Xi Jinping a tenu des propos rassurant à ce sujet. Souhaitant le retour de « la paix et la stabilité » en Europe, il a assuré dans une tribune publiée dans Le Figaro vouloir « œuvrer avec la France et toute la communauté internationale à trouver de bonnes pistes pour résoudre la crise » en Ukraine. Pour autant, il continue d'afficher son soutien à la Russie, et se rendra après la France en Serbie et en Hongrie, deux pays restés proches de Moscou, avant de recevoir probablement le président Poutine en Chine.
Une visite dans les Pyrénées pour un dialogue plus direct
Le président français enfoncera le clou ensuite ce mardi, dans les Pyrénées, à l'occasion d'une escapade plus personnelle entre les deux hommes, accompagnés de leurs épouses. Les deux couples présidentiels et leurs interprètes dégusteront des mets et vins locaux. L'objectif de cette rencontre sur le col du Tourmalet, là où, enfant, le chef de l'Etat a passé ses vacances chez sa grand-mère, est éminemment diplomatique : casser l'imposant protocole pour instaurer un dialogue plus direct, notamment sur l'Ukraine.
Sur la question sensible des droits humains, Emmanuel Macron a dit préférer évoquer « les désaccords » plutôt « derrière des portes closes ». Ce dimanche à Paris, plusieurs milliers de Tibétains, selon leurs représentants, ont ainsi manifesté contre la venue du président chinois, en France, « pays des droits de l'homme » qui accueille « un dictateur ».
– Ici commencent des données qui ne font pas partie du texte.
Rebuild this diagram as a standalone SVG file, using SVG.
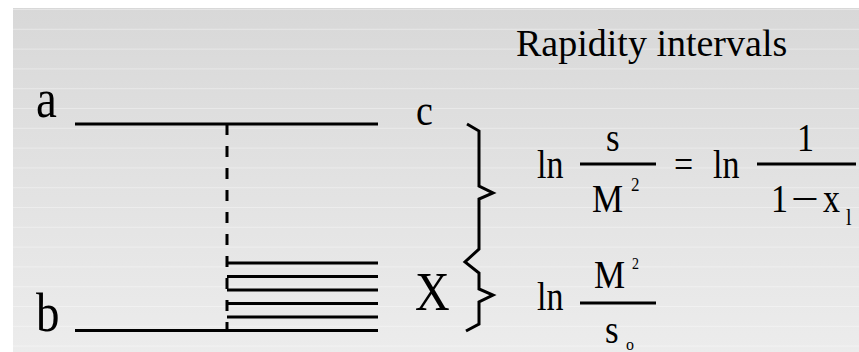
<svg xmlns="http://www.w3.org/2000/svg" width="859" height="352" viewBox="0 0 859 352">
  <defs>
    <linearGradient id="bg" x1="0" y1="0" x2="0" y2="1">
      <stop offset="0" stop-color="#d8d8d8"/>
      <stop offset="1" stop-color="#ececec"/>
    </linearGradient>
    <pattern id="stripes" x="0" y="9" width="20" height="19.8" patternUnits="userSpaceOnUse">
      <rect x="0" y="0" width="20" height="1" fill="#ffffff" fill-opacity="0.35"/>
    </pattern>
  </defs>
  <style>
    .ln { stroke: #000; stroke-width: 3; fill: none; }
    .dash { stroke: #000; stroke-width: 3; stroke-dasharray: 11 11; fill: none; }
  </style>
  <rect x="0" y="0" width="859" height="352" fill="#ffffff"/>
  <rect x="13" y="8" width="846" height="344" fill="url(#bg)"/>
  <rect x="13" y="8" width="846" height="344" fill="url(#stripes)"/>

  <g font-family="Liberation Serif" fill="#000">
  <text x="516" y="56" font-size="38">Rapidity intervals</text>

  <g id="connectors">
    <line class="dash" x1="227" y1="124" x2="227" y2="331"/>
  </g>

  <g id="line-a">
    <line class="ln" x1="75" y1="124" x2="378" y2="124"/>
    <text transform="translate(36,117) scale(1,1.18)" font-size="47">a</text>
  </g>
  <g id="line-b">
    <line class="ln" x1="75" y1="330.5" x2="378" y2="330.5"/>
    <text transform="translate(36,331) scale(1,1.18)" font-size="47">b</text>
  </g>
  <g id="label-c">
    <text transform="translate(416,125) scale(1,1.15)" font-size="38">c</text>
  </g>
  <g id="cluster-X">
    <line class="ln" x1="227" y1="263" x2="378" y2="263"/>
    <line class="ln" x1="227" y1="276.5" x2="378" y2="276.5"/>
    <line class="ln" x1="227" y1="290" x2="378" y2="290"/>
    <line class="ln" x1="227" y1="303.5" x2="378" y2="303.5"/>
    <line class="ln" x1="227" y1="317" x2="378" y2="317"/>
    <text transform="translate(415,310) scale(1,1.15)" font-size="48">X</text>
  </g>

  <g id="braces">
    <polyline class="ln" stroke-width="2.5" points="467,124 479,131 479,186 493,193 479,199 479,249 465,262 479,273 479,289 493,295 479,302 479,324 466,331"/>
  </g>

  <g id="eq1">
    <text transform="translate(537,178) scale(1,1.15)" font-size="34">ln</text>
    <text transform="translate(606,151) scale(1,1.15)" font-size="35">s</text>
    <line class="ln" x1="580" y1="164" x2="656" y2="164"/>
    <text transform="translate(592,212) scale(1,1.15)" font-size="35">M</text>
    <text transform="translate(631,191) scale(1,1.15)" font-size="17">2</text>
    <text transform="translate(674,178) scale(1,1.15)" font-size="34">=</text>
    <text transform="translate(713,178) scale(1,1.15)" font-size="34">ln</text>
    <text transform="translate(797,151) scale(1,1.15)" font-size="34">1</text>
    <line class="ln" x1="757" y1="164" x2="856" y2="164"/>
    <text transform="translate(771,212) scale(1,1.15)" font-size="34">1</text>
    <text transform="translate(791,212) scale(1.45,1.15)" font-size="34">−</text>
    <text transform="translate(823,212) scale(1,1.15)" font-size="34">x</text>
    <text transform="translate(846,225) scale(1,1.15)" font-size="20">l</text>
  </g>

  <g id="eq2">
    <text transform="translate(537,310) scale(1,1.15)" font-size="34">ln</text>
    <text transform="translate(594,288) scale(1,1.15)" font-size="35">M</text>
    <text transform="translate(632,269) scale(1,1.15)" font-size="14">2</text>
    <line class="ln" x1="580" y1="303" x2="656" y2="303"/>
    <text transform="translate(605,343) scale(1,1.15)" font-size="35">s</text>
    <text transform="translate(626,350) scale(1,1.1)" font-size="16">o</text>
  </g>
  </g>
</svg>
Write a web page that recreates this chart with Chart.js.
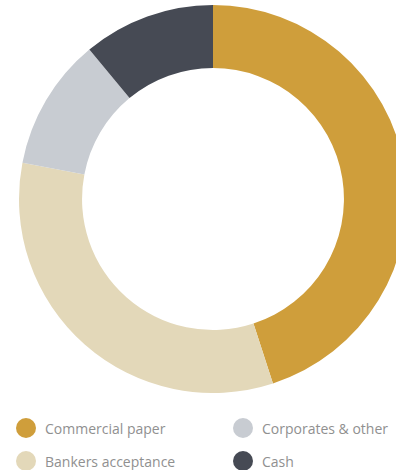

Un terme repris également par Raphaël Glucksmann, le candidat des socialistes aux élections européennes de juin, qui a ce lundi reproché au président français de « dérouler le tapis rouge » de façon « obséquieuse » à un « dictateur ». Il a ainsi appelé le chef de l'État à « être ferme » et à « ne pas se taire face aux crimes commis là-bas ou aux attaques menées ici, d'assumer les rapports de forces », dans une tribune parue dans le journal Le Monde, faisant référence à « l'esclavage des Ouïghours » dont il est un fervent défenseur. Pour rappel, depuis 2017, plus d'un million de Ouïghours ou de membres d'autres groupes ethniques, principalement musulmans, ont été internés en Chine dans des « camps » de « rééducation » où les violations de droits de l'Homme sont nombreuses, selon des études et des ONG occidentales.